I have been wondering about a unique factor in this year’s polling data. Since a large fraction of people pollsters call refuse to participate, how do pollsters compensate for different response rates from supporters of different candidates?
For example, Obama supporters are enthusiastic about him and may want to brag about supporting him, therefore his supporters may be more likely to want to be polled. However, McCain supporters may not want to brag about voting for him and therefore refuse to answer a poll.
Let’s do a thought experiment with a little math. Assume the electorate consists of 1,000 people. 500 are going to vote for Mr. Jones and 500 are going to vote for Ms. Smith. Let’s further assume that it’s “cool” to vote Mr. Jones, so his supporters will always agree to be polled. But it’s not “cool” to vote for Ms. Smith, so only 75% of her supporters are willing to talk to a pollster.
If the pollster calls all 1,000 voters, he will get 500 for Jones (100% response rate x 500 voters) and 375 for Smith (75% response rate x 500 voters).

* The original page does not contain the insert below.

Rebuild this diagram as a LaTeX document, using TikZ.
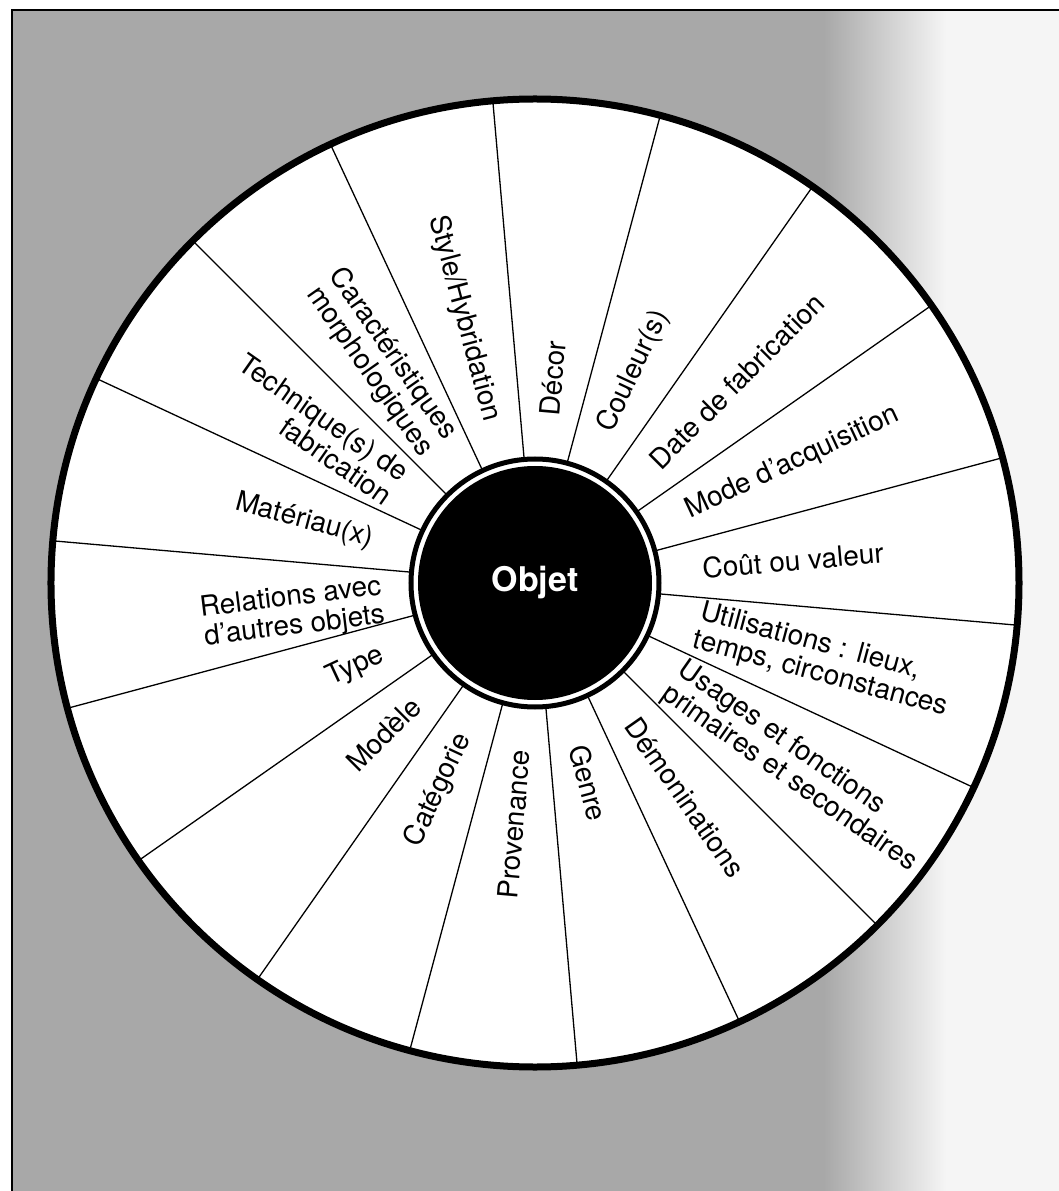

If the pollster (wrongly) assumes that supporters of each candidate are equally likely to answer the poll, then he will report his results as 57% for Jones and 43% for Smith even though the two candidates are actually tied.
Given the powerful fear of being accused of racism and the difference in the “coolness” factor between McCain and Obama, I can see a fraction of McCain voters simply refusing to be polled.
I know pollsters weight their results for age, race and party ID, but these would not compensate for “coolness” or fear of being thought racist.
If I’m right, all the polls could be understating support for Sen. McCain, but I’d appreciate comments from people with greater knowledge of polling methodology.